Written problem
Only the lines from the start of the data below through the line that contains "import plotly.graph_objects as go" are to be copied, exactly and without pictures.

Stored data
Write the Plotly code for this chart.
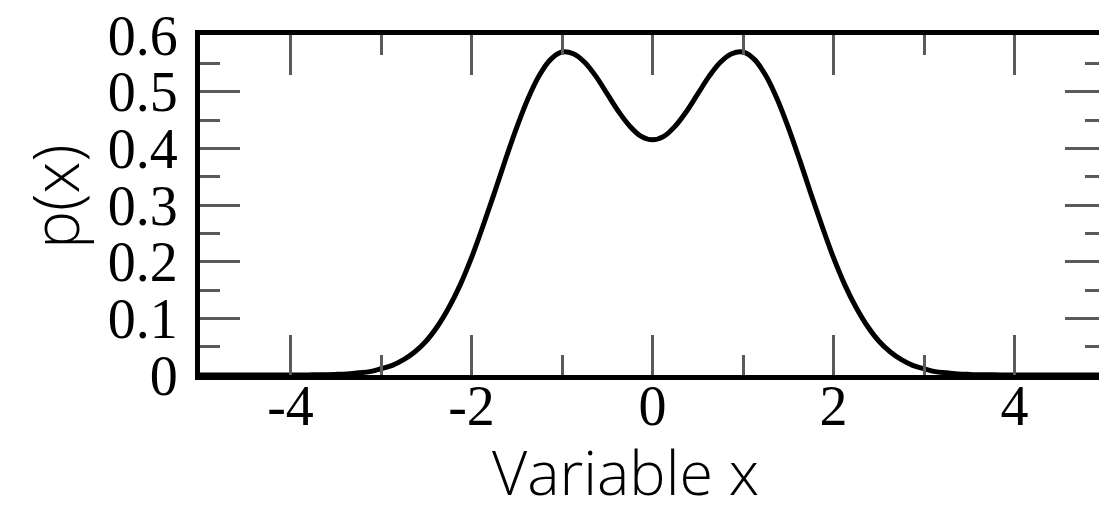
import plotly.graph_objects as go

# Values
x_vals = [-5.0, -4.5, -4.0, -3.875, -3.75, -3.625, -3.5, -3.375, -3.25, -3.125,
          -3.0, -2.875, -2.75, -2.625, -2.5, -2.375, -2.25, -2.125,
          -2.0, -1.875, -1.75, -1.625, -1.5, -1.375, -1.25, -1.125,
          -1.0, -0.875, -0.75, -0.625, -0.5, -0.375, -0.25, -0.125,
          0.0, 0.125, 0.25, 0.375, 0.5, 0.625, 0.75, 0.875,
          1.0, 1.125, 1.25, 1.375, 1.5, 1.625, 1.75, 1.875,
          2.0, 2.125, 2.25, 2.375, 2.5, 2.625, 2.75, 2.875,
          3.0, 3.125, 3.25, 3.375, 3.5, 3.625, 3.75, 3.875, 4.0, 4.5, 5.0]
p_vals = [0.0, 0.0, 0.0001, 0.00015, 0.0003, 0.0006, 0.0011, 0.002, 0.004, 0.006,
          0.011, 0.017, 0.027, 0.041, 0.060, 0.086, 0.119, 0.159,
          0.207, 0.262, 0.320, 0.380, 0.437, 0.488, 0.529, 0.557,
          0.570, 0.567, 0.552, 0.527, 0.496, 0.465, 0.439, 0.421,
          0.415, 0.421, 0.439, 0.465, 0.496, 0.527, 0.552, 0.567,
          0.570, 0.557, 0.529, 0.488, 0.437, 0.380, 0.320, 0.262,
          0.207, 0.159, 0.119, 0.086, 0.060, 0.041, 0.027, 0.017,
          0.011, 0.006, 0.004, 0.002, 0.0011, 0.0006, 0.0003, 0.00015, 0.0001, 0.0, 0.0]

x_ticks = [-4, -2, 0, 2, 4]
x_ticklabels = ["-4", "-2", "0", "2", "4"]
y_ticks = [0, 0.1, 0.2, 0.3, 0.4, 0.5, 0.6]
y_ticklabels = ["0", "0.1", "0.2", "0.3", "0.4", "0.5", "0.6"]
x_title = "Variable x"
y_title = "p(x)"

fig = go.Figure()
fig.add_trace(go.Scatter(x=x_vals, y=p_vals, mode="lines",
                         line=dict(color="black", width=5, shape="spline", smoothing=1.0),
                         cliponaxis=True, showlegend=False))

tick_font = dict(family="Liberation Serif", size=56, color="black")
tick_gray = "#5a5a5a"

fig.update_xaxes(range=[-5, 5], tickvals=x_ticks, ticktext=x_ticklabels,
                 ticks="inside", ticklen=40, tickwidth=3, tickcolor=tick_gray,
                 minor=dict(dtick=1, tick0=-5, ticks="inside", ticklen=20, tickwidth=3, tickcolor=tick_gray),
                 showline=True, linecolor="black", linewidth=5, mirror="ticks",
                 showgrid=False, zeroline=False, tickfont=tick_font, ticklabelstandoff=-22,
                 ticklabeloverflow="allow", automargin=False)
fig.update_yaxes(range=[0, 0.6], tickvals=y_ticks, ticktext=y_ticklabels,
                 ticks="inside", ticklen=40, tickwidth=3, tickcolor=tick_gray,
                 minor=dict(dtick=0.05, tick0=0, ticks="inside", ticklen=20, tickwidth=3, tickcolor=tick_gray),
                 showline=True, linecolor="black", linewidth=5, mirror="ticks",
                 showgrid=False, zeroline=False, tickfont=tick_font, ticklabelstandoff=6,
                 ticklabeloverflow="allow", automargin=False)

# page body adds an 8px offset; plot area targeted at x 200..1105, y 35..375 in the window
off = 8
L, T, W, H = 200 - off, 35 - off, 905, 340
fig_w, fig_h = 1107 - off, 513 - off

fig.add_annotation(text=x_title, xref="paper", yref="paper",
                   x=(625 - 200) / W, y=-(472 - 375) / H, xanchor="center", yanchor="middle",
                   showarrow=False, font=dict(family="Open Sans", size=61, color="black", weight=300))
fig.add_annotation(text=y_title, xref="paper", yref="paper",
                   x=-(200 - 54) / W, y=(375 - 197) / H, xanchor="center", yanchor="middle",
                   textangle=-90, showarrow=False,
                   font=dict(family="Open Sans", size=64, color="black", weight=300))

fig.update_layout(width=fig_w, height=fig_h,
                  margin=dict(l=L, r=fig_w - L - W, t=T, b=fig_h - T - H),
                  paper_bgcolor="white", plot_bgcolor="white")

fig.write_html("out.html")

The completed task
Write the Plotly code for this chart.
import plotly.graph_objects as go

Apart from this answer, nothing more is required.